Friday, November 9, 2007

Road Not Taken--Misintepreted Instead

As my friend Bill, a scholar in political science but a fan of selected poetry, likes to note, Robert Frost's "The Road Not Taken" may well be the most widely misinterpreted and therefore misused poem in American literature. When people refer to the poem, they usually mean their reference to suggest that taking the road less traveled is a brave choice but a choice that is often rewarded. Taking that road is an admirable, independent thing to do, people imply, when they allude to Frost's poem.

The problem is that the poem doesn't, in fact, imply that sentiment. In fact, after the person "speaking" the poem has a look at the two roads, this is what he does and why he does it:

Then took the other, as just as fair,
And having perhaps the better claim,
Because it was grassy and wanted wear;
Though as for that the passing there
Had worn them really about the same,

And both that morning equally lay
In leaves no step had trodden black.



Actually, then, both roads received about the same amount of traffic. One "wanted wear" just a bit more than the other, but "the passing there/Had worn them really about the same." Moreover, on that particular morning, "both . . . equally lay/In leaves no step had trodden black." So this "road less traveled" business is largely an illusion and vastly overemphasized in the "common wisdom" about the poem. One road was about as busy as the other, and let's face it: both were country roads, so we're not talking about an interstate highway vs. a country road.

More trouble for the common (mis)-interpretation occurs in the last stanza:

I shall be telling this with a sigh
Somewhere ages and ages hence:
Two roads diverged in a wood, and I—
I took the one less traveled by,
And that has made all the difference.

Notice that the speaker is projecting himself into old age, and he has decided ahead of time what his story will be when he gets that old. No matter what really happens between now (when he takes one road) and then (when he's old), he's going to claim that a) he took the one less traveled by, even though that will be an exaggeration and b) his taking this road "has made all the difference," even though he cannot yet know what effect taking that road will have on his life. Basically, the last stanza makes this a poem about how we fabricate our autobiographies. It's not really a poem about the virtues of taking the road less traveled. So all the high-school yearbooks that quote from the poem are quoting from it for the wrong reasons. But it doesn't matter because the accepted popular interpretation is "already on the books," and there's no way to correct it, except in this or that English class, which will have no effect on Received Opinion. Nonetheless: a tip of the cap to my friend Bill, who fights the good fight, not only with regard to this poem but in other matters connected to Received Opinion.

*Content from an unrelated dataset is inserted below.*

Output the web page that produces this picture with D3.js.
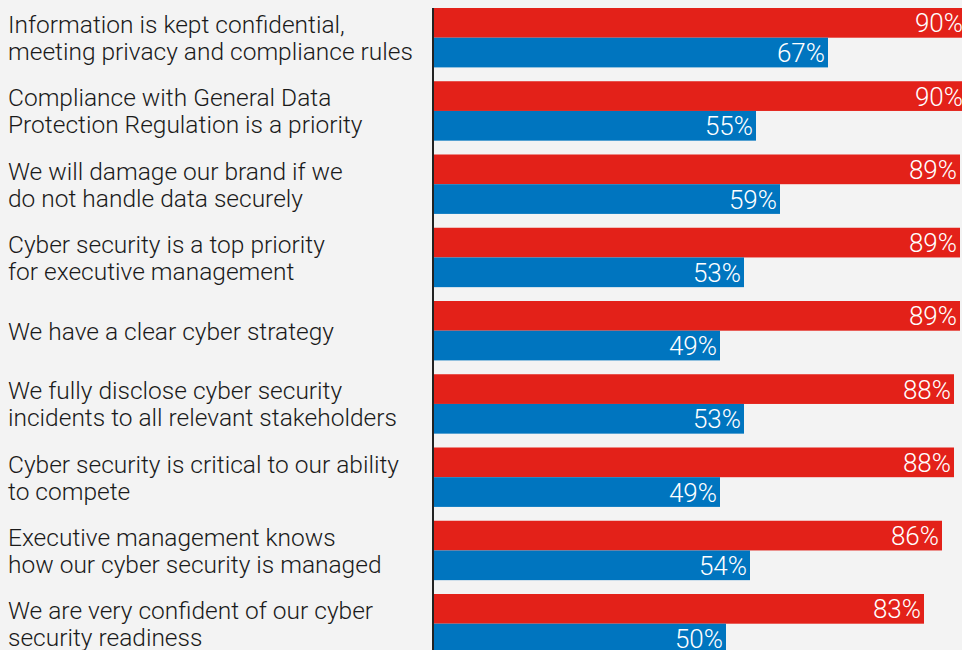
<!DOCTYPE html>
<html>
<head>
<meta charset="utf-8">
<script src="https://cdn.jsdelivr.net/npm/d3@7"></script>
<style>
  html, body { margin: 0; padding: 0; background: #f3f3f3; }
  svg { display: block; font-family: Roboto, "Liberation Sans", sans-serif; }
</style>
</head>
<body>
<div id="chart"></div>
<script>
const categories = [
  ["Information is kept confidential,", "meeting privacy and compliance rules"],
  ["Compliance with General Data", "Protection Regulation is a priority"],
  ["We will damage our brand if we", "do not handle data securely"],
  ["Cyber security is a top priority", "for executive management"],
  ["We have a clear cyber strategy"],
  ["We fully disclose cyber security", "incidents to all relevant stakeholders"],
  ["Cyber security is critical to our ability", "to compete"],
  ["Executive management knows", "how our cyber security is managed"],
  ["We are very confident of our cyber", "security readiness"]
];
const redValues = [90, 90, 89, 89, 89, 88, 88, 86, 83];
const blueValues = [67, 55, 59, 53, 49, 53, 49, 54, 50];

const svgWidth = 962, svgHeight = 650;
const axisX = 433;
const step = 73.25, band = 59.4;

const svg = d3.select('#chart').append('svg')
  .attr('width', svgWidth)
  .attr('height', svgHeight);

svg.append('rect')
  .attr('width', svgWidth).attr('height', svgHeight)
  .attr('fill', '#f3f3f3');

const xScale = d3.scaleLinear()
  .domain([0, 100])
  .range([426, 1026]);

const yScale = d3.scaleBand()
  .domain(d3.range(categories.length))
  .range([8, 8 + step * (categories.length - 1) + band])
  .paddingInner((step - band) / step)
  .paddingOuter(0)
  .align(0);

const barH = yScale.bandwidth() / 2;

const groups = svg.selectAll('g.group')
  .data(categories.map((c, i) => ({ label: c, red: redValues[i], blue: blueValues[i], i })))
  .enter()
  .append('g')
  .attr('class', 'group')
  .attr('transform', d => `translate(0, ${yScale(d.i)})`);

const series = [
  { key: 'red', color: '#e32119', off: 0 },
  { key: 'blue', color: '#0075bf', off: 1 }
];

series.forEach(s => {
  groups.append('rect')
    .attr('x', axisX + 1)
    .attr('y', s.off * barH)
    .attr('width', d => xScale(d[s.key]) - axisX - 1)
    .attr('height', barH)
    .attr('fill', s.color);

  groups.append('text')
    .attr('x', d => xScale(d[s.key]) - 3)
    .attr('y', s.off * barH + barH / 2)
    .attr('dy', '0.37em')
    .attr('text-anchor', 'end')
    .attr('fill', '#fff')
    .attr('font-size', 26)
    .attr('font-weight', 300)
    .text(d => d[s.key] + '%');
});

// category labels
groups.append('text')
  .attr('y', d => yScale.bandwidth() / 2 - (d.label.length - 1) * 13.5)
  .attr('font-size', 24.5)
  .attr('font-weight', 300)
  .attr('fill', '#1a1a1a')
  .selectAll('tspan')
  .data(d => d.label)
  .enter()
  .append('tspan')
  .attr('x', 8)
  .attr('dy', (d, i) => i === 0 ? '0.36em' : 27)
  .text(d => d);

// vertical axis line
svg.append('line')
  .attr('x1', axisX).attr('x2', axisX)
  .attr('y1', 8).attr('y2', svgHeight)
  .attr('stroke', '#222')
  .attr('stroke-width', 2);
</script>
</body>
</html>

Oddly enough, I grew up "in a wood," near a place where two country roads diverged, so my reading of the poem was always colored by that fact. A provincial lad, I read the poem provincially (I think that's a tautology). I wrote a poem about that--my reading of the poem, not the tautology:

Two Roads Redux

Two roads diverged
in a wood. One had been named
Wild Plum Road and appeared
on U.S. Forest Service maps.
The other one was once called
the Old County Road, now just
the road, and did not appear on maps.

The unmapped road led to land
our father had built a house on when
to him the town of 200 seemed too
crowded—his words. We took the road
less traveled most of the time because
it led to and from our house.
We took Wild Plum Road
when we went fishing, or let hounds
go for a run, or cut firewood. We never

took it to go pick wild plums, which we

picked elsewhere: go figure. Who knows
what difference any of this has made?
I will say this: it was just like our father
to live on an unnamed, unimproved road.

When I first read Frost’s poem,
I figured the guy talking was local and took
both roads from time to time, and I wanted
to be told precisely where the roads led—
I mean, everybody in that town had to know.
That would have made all the difference
to me and ruined the poem for everyone else.

Copyright 2007 Hans Ostrom

1 comment:

Wild Bill said...

It's too bad that the Received Wisdom elides the more interesting attitudes Frost projects into his "afterlife," but give the Received Wisdom its ironic due: It furthers the orthodoxy that unorthodox choices make one's life extraordinary. Sounds like advice that an aunt gives but hopes you will ignore!

Frost tells us that some day we shall see some inevitability in the paths we took. We shall also ascribe to this or that choice "all the difference," even though we should know better. "All the difference" in our lives owes so much to randomness, some we see and much that we cannot. However many untrod roads we took, we took many more easy roads with fellowship and approval. This or that choice is unlikely to overcome the conformity and playing safe of a lifetime.

Then there is the matter of ordinary lives: Two paths diverged and I could not choose, so Iturned around and made some cocoa at home.